Understanding the core components and concepts for assembling powerful computing resources like NVIDIA H200s.
Imagine you have a team of powerful workers (the H200 GPUs). Each worker is very fast at math, building things, and solving problems — but one worker alone can only handle so much at a time.
If you have a huge project (like building a skyscraper or training a big AI model), one worker isn't enough. You need a team. You need to organize them and connect them.
Together, your GPUs can tackle massive computational tasks that a single machine cannot handle efficiently. It's the difference between building a skyscraper with a single worker versus a coordinated construction crew.
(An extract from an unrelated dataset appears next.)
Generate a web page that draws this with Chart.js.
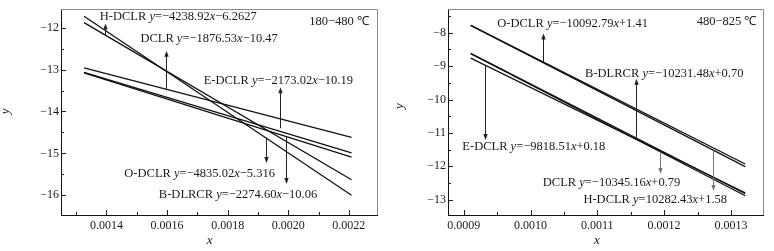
<!DOCTYPE html>
<html>
<head>
<meta charset="utf-8">
<script src="https://cdn.jsdelivr.net/npm/chart.js@4.4.1/dist/chart.umd.min.js"></script>
<style>
  html, body { margin: 0; padding: 0; background: #fff; }
  #wrap { position: relative; width: 774px; height: 251px; }
  .panel { position: absolute; top: 0; height: 251px; }
</style>
</head>
<body>
<div id="wrap">
  <div class="panel" style="left:0;width:388px"><canvas id="lowChart"></canvas></div>
  <div class="panel" style="left:388px;width:386px"><canvas id="highChart"></canvas></div>
</div>
<script>
// ---- data (each fit line: start / end) ----
const seriesNames = ["H-DCLR", "DCLR", "E-DCLR", "O-DCLR", "B-DLRCR"];

// 180-480 ℃
const lowX = [0.001326, 0.002209];
const lowH = [-11.88, -15.63];
const lowD = [-12.96, -14.62];
const lowE = [-13.07, -14.99];
const lowO = [-11.73, -16.00];
const lowB = [-13.08, -15.09];

// 480-825 ℃
const highX = [0.0009105, 0.0013214];
const highH = [-7.78, -12.01];
const highD = [-8.63, -12.88];
const highE = [-8.76, -12.79];
const highO = [-7.78, -11.93];
const highB = [-8.62, -12.82];

// tick values
const lowXTicks = [0.0014, 0.0016, 0.0018, 0.0020, 0.0022];
const lowXMinor = [0.0013, 0.0015, 0.0017, 0.0019, 0.0021];
const lowYTicks = [-16, -15, -14, -13, -12];
const lowYMinor = [-15.5, -14.5, -13.5, -12.5];
const highXTicks = [0.0009, 0.0010, 0.0011, 0.0012, 0.0013];
const highXMinor = [0.00095, 0.00105, 0.00115, 0.00125];
const highYTicks = [-13, -12, -11, -10, -9, -8];
const highYMinor = [-12.5, -11.5, -10.5, -9.5, -8.5, -7.5];

// equation labels
const lowLabels = [
  "H-DCLR y=−4238.92x−6.2627",
  "DCLR y=−1876.53x−10.47",
  "E-DCLR y=−2173.02x−10.19",
  "O-DCLR y=−4835.02x−5.316",
  "B-DLRCR y=−2274.60x−10.06"
];
const highLabels = [
  "H-DCLR y=10282.43x+1.58",
  "DCLR y=−10345.16x+0.79",
  "E-DCLR y=−9818.51x+0.18",
  "O-DCLR y=−10092.79x+1.41",
  "B-DLRCR y=−10231.48x+0.70"
];

Chart.defaults.font.family = '"Liberation Serif", "Times New Roman", serif';
Chart.defaults.font.size = 12;
Chart.defaults.color = "#1a1a1a";

// ticks inside, gray top/right frame, arrows + equations
const frameAndNotes = {
  id: "frameAndNotes",
  afterDatasetsDraw(chart, args, opts) {
    const { ctx, chartArea: a, scales } = chart;
    const sx = scales.x, sy = scales.y;
    const r = v => Math.round(v) + 0.5;
    ctx.save();

    ctx.strokeStyle = "#8a8a8a";
    ctx.lineWidth = 1;
    ctx.beginPath();
    ctx.moveTo(a.left, r(a.top));
    ctx.lineTo(r(a.right), r(a.top));
    ctx.lineTo(r(a.right), a.bottom);
    ctx.stroke();

    ctx.strokeStyle = "#222";
    ctx.beginPath();
    const tickX = (vals, len) => vals.forEach(v => {
      const px = r(sx.getPixelForValue(v));
      ctx.moveTo(px, a.bottom); ctx.lineTo(px, a.bottom - len);
    });
    const tickY = (vals, len) => vals.forEach(v => {
      const py = r(sy.getPixelForValue(v));
      ctx.moveTo(a.left, py); ctx.lineTo(a.left + len, py);
    });
    tickX(opts.xMajor, 5); tickX(opts.xMinor, 3);
    tickY(opts.yMajor, 5); tickY(opts.yMinor, 3);
    ctx.stroke();

    // arrows
    opts.notes.forEach(n => {
      if (n.ax === undefined) return;
      const px = r(sx.getPixelForValue(n.ax));
      const y0 = sy.getPixelForValue(n.ay0);
      const y1 = sy.getPixelForValue(n.ay1);
      const dir = y1 < y0 ? 1 : -1;
      ctx.strokeStyle = n.gray ? "#777" : "#222";
      ctx.fillStyle = n.gray ? "#777" : "#222";
      ctx.lineWidth = 1;
      ctx.beginPath();
      ctx.moveTo(px, y0); ctx.lineTo(px, y1 + dir * 5);
      ctx.stroke();
      ctx.beginPath();
      ctx.moveTo(px, y1);
      ctx.lineTo(px - 2.2, y1 + dir * 6);
      ctx.lineTo(px + 2.2, y1 + dir * 6);
      ctx.closePath();
      ctx.fill();
    });

    // equation text, x and y in italics
    ctx.fillStyle = "#1a1a1a";
    ctx.textBaseline = "middle";
    opts.notes.forEach(n => {
      const parts = n.text.split(/([xy])/).filter(s => s);
      const fontOf = s => (s === "x" || s === "y" ? "italic " : "") + opts.noteSize + 'px "Liberation Serif", serif';
      let w = 0;
      parts.forEach(s => { ctx.font = fontOf(s); w += ctx.measureText(s).width; });
      let cx = sx.getPixelForValue(n.x);
      if (n.align === "right") cx -= w;
      const cy = sy.getPixelForValue(n.y);
      parts.forEach(s => {
        ctx.font = fontOf(s);
        ctx.fillText(s, cx, cy);
        cx += ctx.measureText(s).width;
      });
    });

    // axis titles
    ctx.font = 'italic 13px "Liberation Serif", serif';
    ctx.textAlign = "center";
    ctx.fillText("x", sx.getPixelForValue(opts.xTitleAt), 241);
    ctx.translate(opts.yTitleLeft, sy.getPixelForValue(opts.yTitleAt));
    ctx.rotate(-Math.PI / 2);
    ctx.fillText("y", 0, 0);
    ctx.restore();
  }
};

function makeChart(id, xs, ys, xr, yr, xt, yt, plugOpts, yWidth) {
  const datasets = ys.map((vals, i) => ({
    label: seriesNames[i],
    data: xs.map((x, j) => ({ x: x, y: vals[j] })),
    borderColor: "#111",
    borderWidth: 1.3,
    pointRadius: 0,
    tension: 0
  }));
  return new Chart(document.getElementById(id), {
    type: "line",
    data: { datasets: datasets },
    options: {
      responsive: true,
      maintainAspectRatio: false,
      animation: false,
      layout: { padding: { top: 7, right: 11, left: 0, bottom: 0 } },
      plugins: { legend: { display: false }, tooltip: { enabled: false }, frameAndNotes: plugOpts },
      scales: {
        x: {
          type: "linear", min: xr[0], max: xr[1],
          grid: { display: false, drawTicks: false },
          border: { display: true, color: "#111", width: 1 },
          afterBuildTicks: s => { s.ticks = xt.map(v => ({ value: v })); },
          afterFit: s => { s.height = 36; },
          ticks: { padding: 4, autoSkip: false, maxRotation: 0, callback: v => v.toFixed(4) }
        },
        y: {
          type: "linear", min: yr[0], max: yr[1],
          grid: { display: false, drawTicks: false },
          border: { display: true, color: "#111", width: 1 },
          afterBuildTicks: s => { s.ticks = yt.map(v => ({ value: v })); },
          afterFit: s => { s.width = yWidth; },
          ticks: { padding: 2, autoSkip: false, callback: v => (v < 0 ? "−" : "") + Math.abs(v) }
        }
      }
    },
    plugins: [frameAndNotes]
  });
}

makeChart("lowChart", lowX, [lowH, lowD, lowE, lowO, lowB],
  [0.00125, 0.002293], [-16.47, -11.56], lowXTicks, lowYTicks, {
    xMajor: lowXTicks, xMinor: lowXMinor, yMajor: lowYTicks, yMinor: lowYMinor,
    noteSize: 12.5, xTitleAt: 0.001741, yTitleAt: -14.0, yTitleLeft: 6,
    notes: [
      { text: lowLabels[0], x: 0.001378, y: -11.739, ax: 0.001395, ay0: -12.18, ay1: -11.90 },
      { text: lowLabels[1], x: 0.001512, y: -12.254, ax: 0.001595, ay0: -13.46, ay1: -12.55 },
      { text: lowLabels[2], x: 0.001721, y: -13.264, ax: 0.001974, ay0: -14.40, ay1: -13.42 },
      { text: lowLabels[3], x: 0.001459, y: -15.493, ax: 0.001925, ay0: -14.62, ay1: -15.23 },
      { text: lowLabels[4], x: 0.001573, y: -15.984, ax: 0.001991, ay0: -14.59, ay1: -15.73 },
      { text: "180−480 ℃", x: 0.002266, y: -11.858, align: "right" }
    ]
  }, 61);

makeChart("highChart", highX, [highH, highD, highE, highO, highB],
  [0.0008765, 0.001348], [-13.457, -7.296], highXTicks, highYTicks, {
    xMajor: highXTicks, xMinor: highXMinor, yMajor: highYTicks, yMinor: highYMinor,
    noteSize: 12.5, xTitleAt: 0.0010993, yTitleAt: -10.2, yTitleLeft: 12,
    notes: [
      { text: highLabels[3], x: 0.0009503, y: -7.724, ax: 0.0010184, ay0: -8.87, ay1: -8.02 },
      { text: highLabels[4], x: 0.0010817, y: -9.227, ax: 0.0011577, ay0: -11.145, ay1: -9.375 },
      { text: highLabels[2], x: 0.000898, y: -11.416, ax: 0.000932, ay0: -8.97, ay1: -11.21 },
      { text: highLabels[1], x: 0.0010184, y: -12.494, ax: 0.0011941, ay0: -11.56, ay1: -12.23, gray: true },
      { text: highLabels[0], x: 0.0010792, y: -12.999, ax: 0.0012739, ay0: -11.52, ay1: -12.74, gray: true },
      { text: "480−825 ℃", x: 0.001338, y: -7.673, align: "right" }
    ]
  }, 60);
</script>
</body>
</html>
You can train larger AI models faster, run complex simulations, or process vast datasets in parallel.
Component | Analogy | Function |
---|---|---|
GPUs (e.g., H200s) | Specialized Workers | Perform the heavy computational lifting (math, parallel tasks). |
Servers | Workshops/Housing | House the GPUs, provide power, basic connections. |
NVLink / InfiniBand | High-Speed Highways | Allow workers/GPUs to communicate very quickly. |
Head Node(s) | Foreman / Project Manager | Assigns tasks, coordinates the work. |
Cluster Software (Kubernetes, Slurm) | Work Schedule / Blueprint | Organizes jobs, manages resources efficiently. |
A GPU cluster aggregates the power of many individual GPUs, enabling them to work collaboratively on large-scale problems far faster than they could individually.